What to hard code into vendor contracts before the window closes

With the EU AI Act hiring compliance deadline now aligned to December 2027, the most practical move for HR tech buyers is to hard code future proof clauses into every AI recruitment contract signed from this quarter onward. Start with a clear allocation of responsibilities between providers and deployers for each high risk system, including who owns the risk management framework, who maintains the logs, and who responds to regulator or law enforcement inquiries. Then add explicit service levels for human oversight features, such as the ability for recruiters to override automated rankings, review generated content, and access explanations for model outputs in both general and edge cases, backed by contract language that requires the provider to maintain these controls for the full term of the agreement.

Next, require that every vendor of general purpose or GPAI models used in hiring tools participates in an industry code of practice aligned with the European Commission guidance, and that they notify you before making material changes to the model that could affect bias, pass through rates, or adverse impact. For example, contracts can state that the provider must give at least thirty days written notice before deploying a significant model update, supply an impact assessment on recruitment outcomes, and allow you to suspend use of the updated model if it conflicts with your risk management framework. A simple sample clause could read: “Provider shall notify Customer in writing at least thirty (30) days before implementing any material modification to the AI models used in the Services that is reasonably likely to affect selection rates, scoring thresholds, or adverse impact metrics, and shall provide an updated risk assessment and technical documentation.
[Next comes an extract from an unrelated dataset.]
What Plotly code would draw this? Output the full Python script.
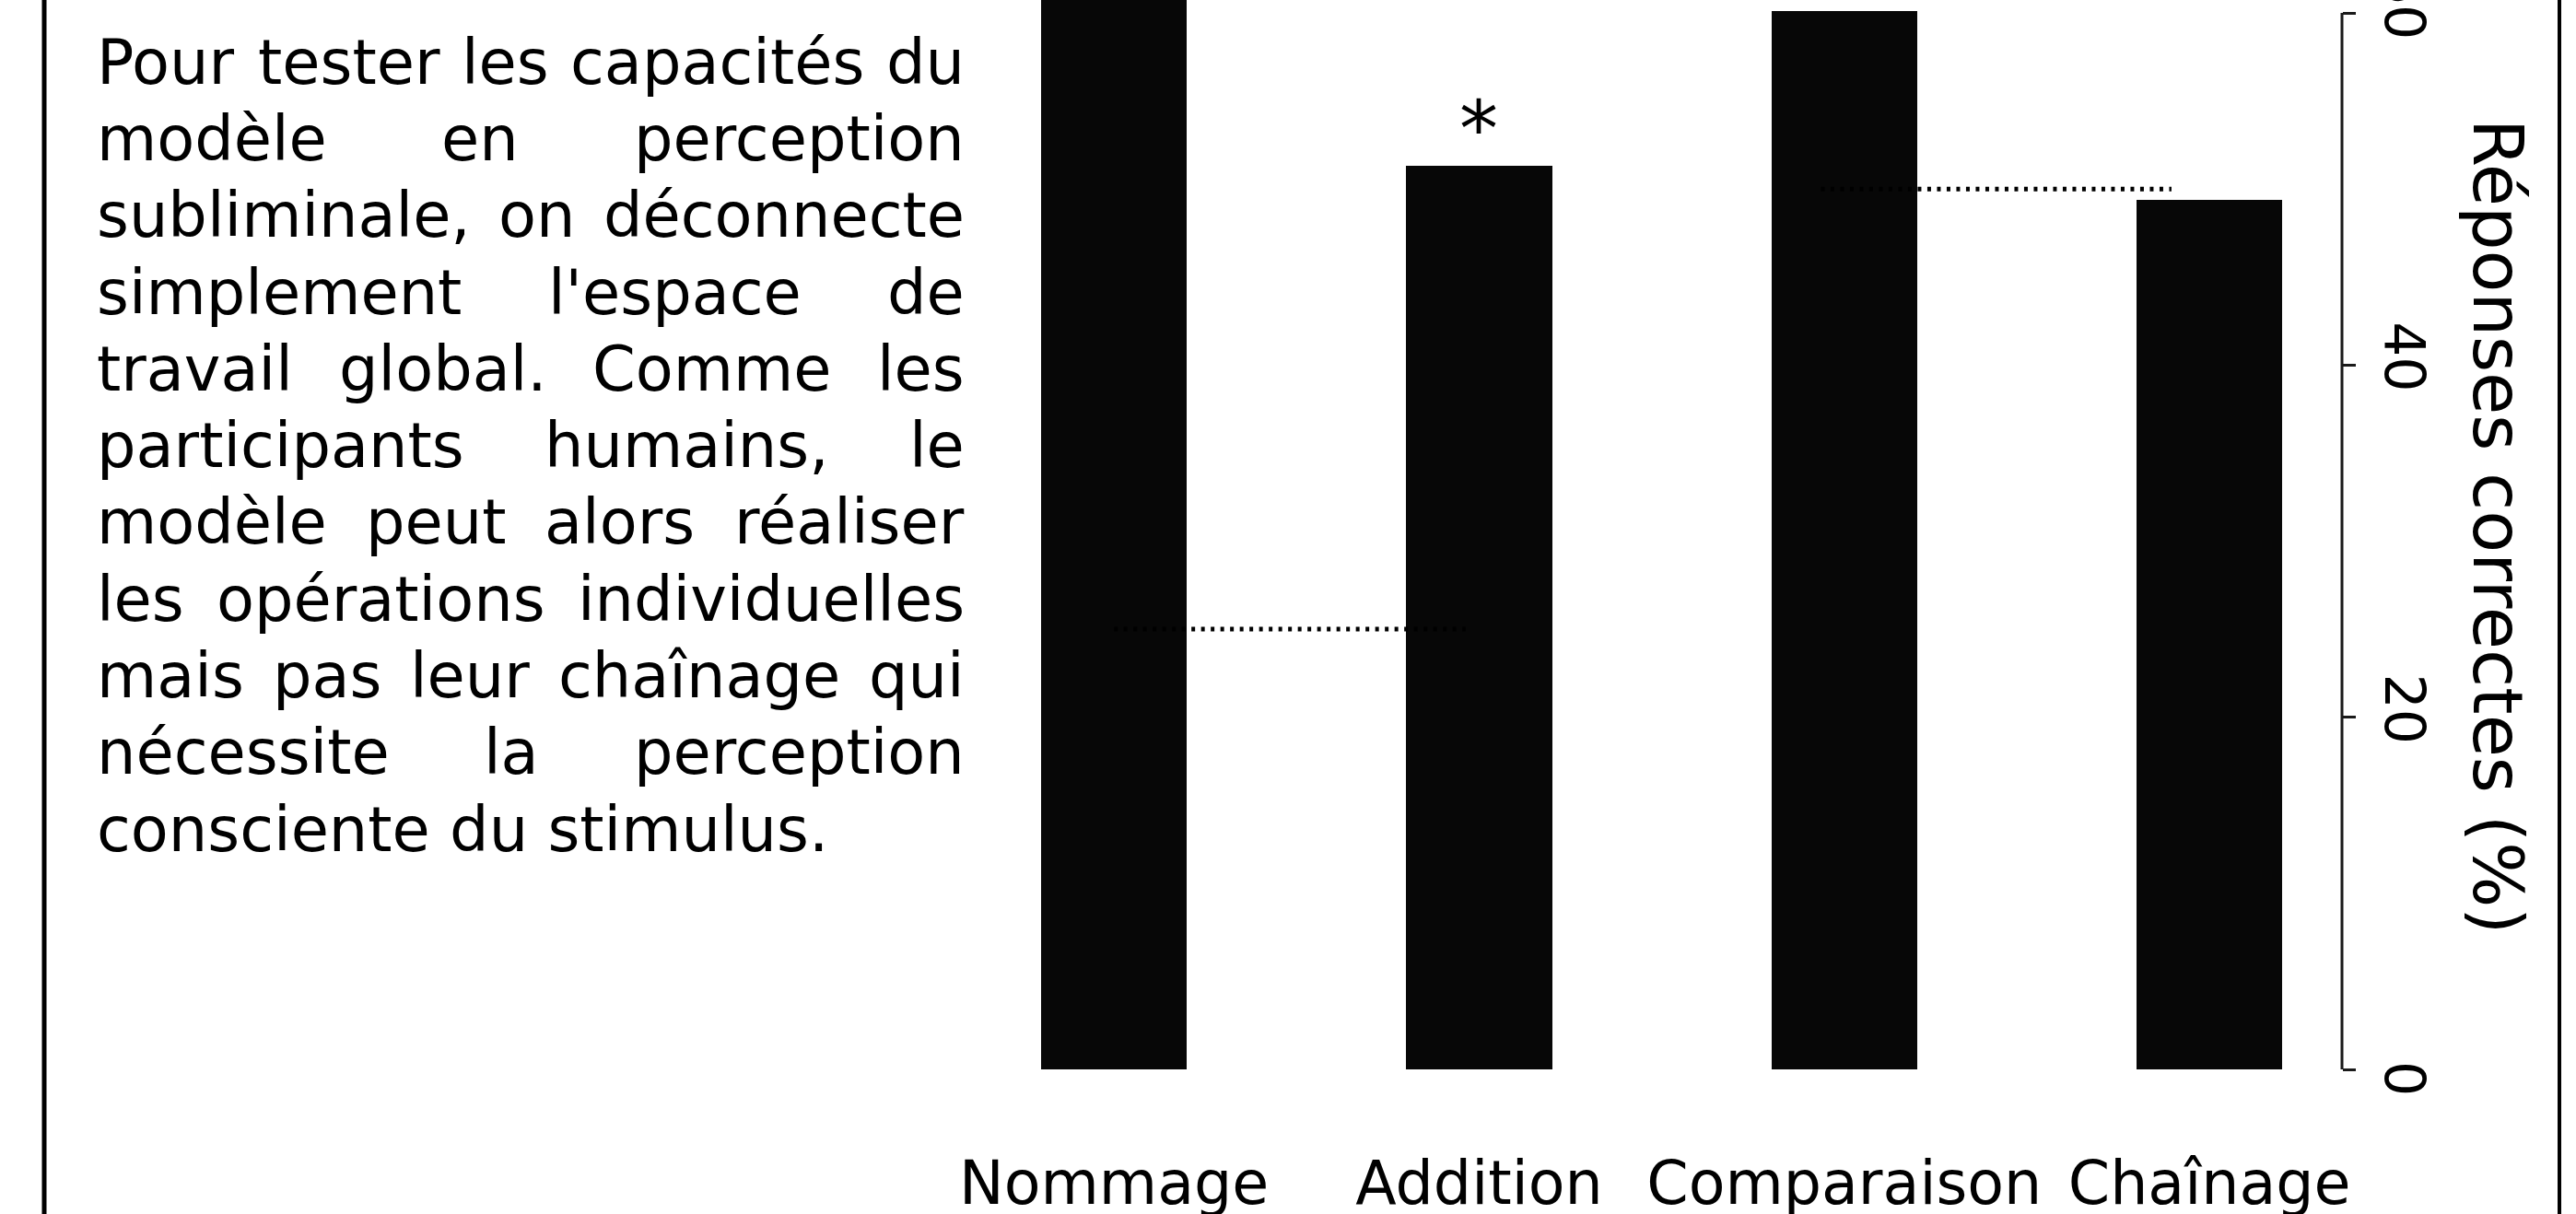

Customer may suspend use of the modified model where necessary to comply with the EU AI Act or its internal risk management policies.” Contracts should also mandate that any third party component inside the system, including external scoring engines or matching APIs, meets the same data governance, documentation, and conformity assessment readiness standards as the core platform. For global TA équipes using staff augmentation or RPO partners, align these clauses with your broader operating model for staff augmentation solutions that reshape tech hiring, so that external teams cannot quietly introduce non compliant risk systems into your stack.

Finally, map your AI hiring stack against other regulatory regimes that intersect with employment decisions, from ERISA related benefit eligibility rules in the United States to state level AI statutes such as Colorado and Illinois, using resources like this guide on ERISA versus non ERISA plans in tech hiring. The goal is to ensure that your governance model, documentation library, and oversight processes can withstand scrutiny from both EU member states and US regulators without constant rework. In the end, what will matter for your CHRO and your board is not the RFP score, but the twelfth month of adoption when the system is live, audited, and still aligned with the law, supported by contracts that clearly reference the EU AI Act, the Digital Omnibus adjustments, and your internal risk management standards.